I have to stop here because some of you don't know me that well... I don't really like being touched, I hate cuddling and I so very rarely ever make out with guys when I'm sober in public. These are pretty much things I hate to do, and things I normally make fun of in other people. I've talked tactics with guys about how to get out of a cuddling situations so that I can sleep at night.
Well again, something in the water, because I woke up with his arms wrapped around me and I was happy. Like over-joyously happy, and even weirder, comfortable. His kisses were tender and his skin was so soft.
After we finally pulled ourselves apart long enough to get up, we went and picked up lunch for everyone. While we were waiting for the food, he kept hugging me and nuzzling me and kissing me, and I didn't care. Something is definitely up. I was being affectionate, and tender and sweet, IN PUBLIC.

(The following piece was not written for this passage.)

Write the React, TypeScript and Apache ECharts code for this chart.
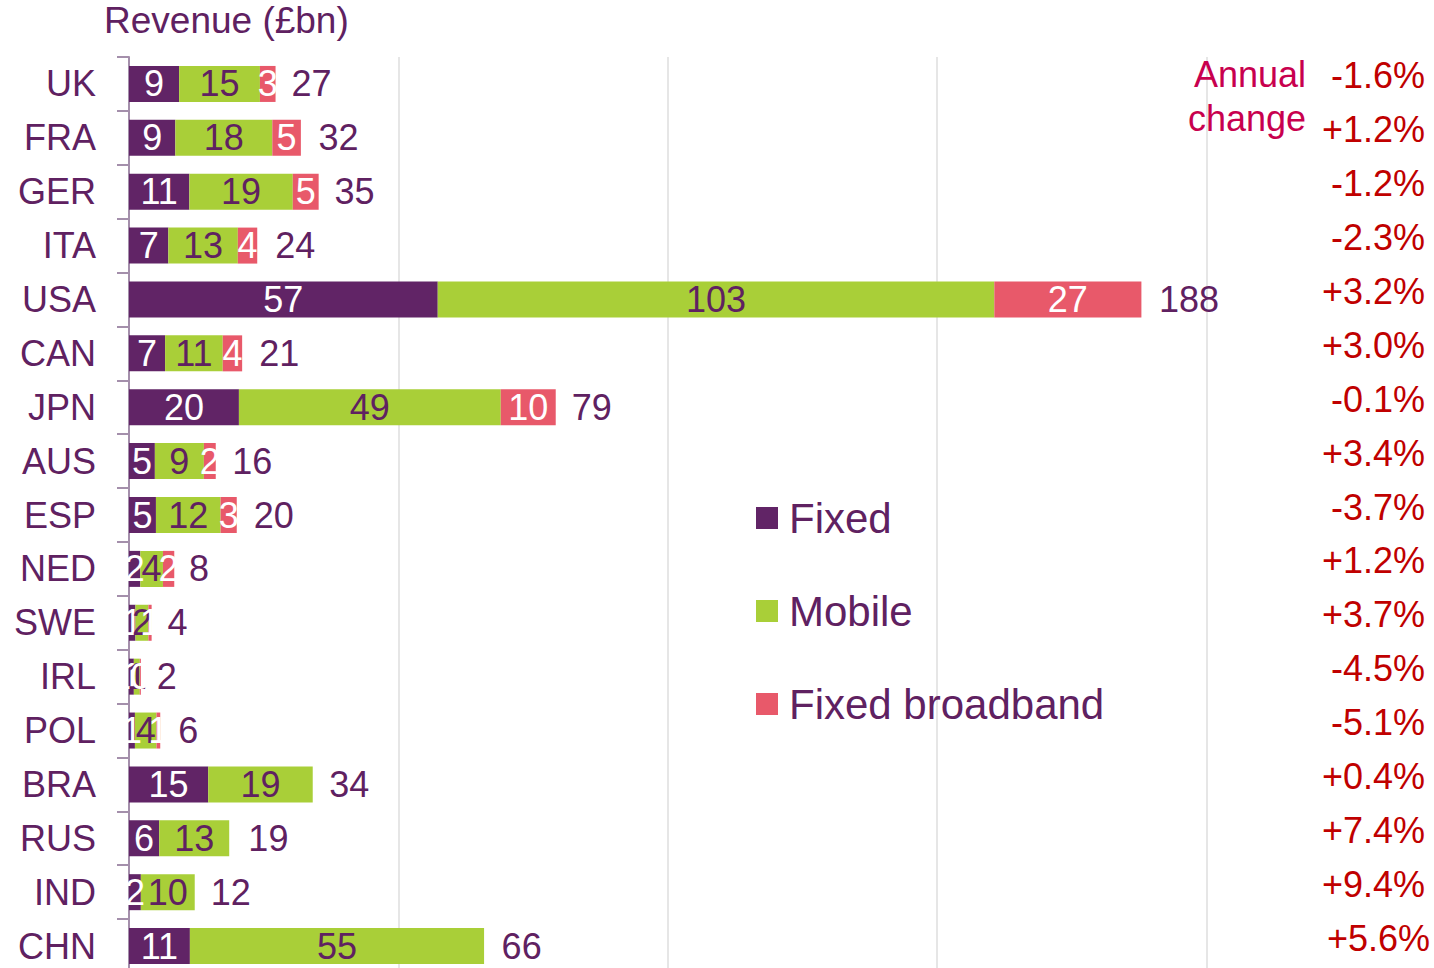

We ate lunch and headed for the beach where, probably to Bama and K's annoyance we continued to cuddle and kiss (although as a side note it really couldn't have been all that annoying cause when we paused for a moment we looked over to find them doing the same thing ;-))
The day continued on with a failed trip to Hooters (because K had never been before and also the UCLA/FL game was on) at which point S comments that he's "falling in love with me" because I watch basketball. Haha as Bama puts it, "only you niki, only you."
We go out for another fun night on the town and get to know the other roommates (who seriously are so awesome.) S picks up a cougar as well as wingman's for Aberchrombie, which I find incredibly sexy. (Mostly because I'm strange and love playing games like "have you met my friend")
In the morning we wake up and he tells me "kissing you is like falling into wonderland. it's like gravity." Vroom, vroom, vroom. Another thing I normally hate are sappy lines, but for some reason I love this one. And honestly it was exactly what I was feeling at the moment.
We had another perfect day. After we woke up, we went grocery shopping and cooked sunday brunch together for the rest of the crew. We played a little frisbee and soccer and then hung out at the beach. We grabbed dinner at his favorite bar, watched the sunset and danced until K and I had to drive back to LA. The whole time we were cuddling and kissing and I was loving it.
Then started the text messages.
Sunday night: I hope you get home safe. I'm really going to miss you tonight...
Monday morning: Mmmm... I miss you, this morning wasn't that much fun to wake up without you here next to me. I have your beautiful and sexy smile on my mind.
Monday afternoon: Hey you. Missing your sexy smile and hugs.
Monday evening: I miss all of you. I'll call you after the final game. I'm watching it with my friends. xo.
He calls right after FL's victory (at least they didn't loose after beating down UCLA) and we decided on dinner Thursday night since I don't have to work on Friday (yay Good Friday!)
Monday right after the call: So glad you're coming over on Thursday :-) :-)
Monday right before I'm about to go to bed: Have a good night. I'm missing you by my side... xo
I'm not saying I'm in love, or that I want a relationship, but something clicked. Something definitely clicked and the whole experience is surreal. It's like he makes me forget and actually go against everything that I believe in, which somewhere makes me think that all of those thoughts are in a weird way my defense mechanism. I feel very vulnerable in places that I shouldn't.
This is an investment, and I hope it's worth the risk. At least I know it'll be a fun ride, and even if it crashes and burns, it's definitely something different that everything I've been used to and an experience I would be stupid to pass up.
So tell me... what's in the water down there.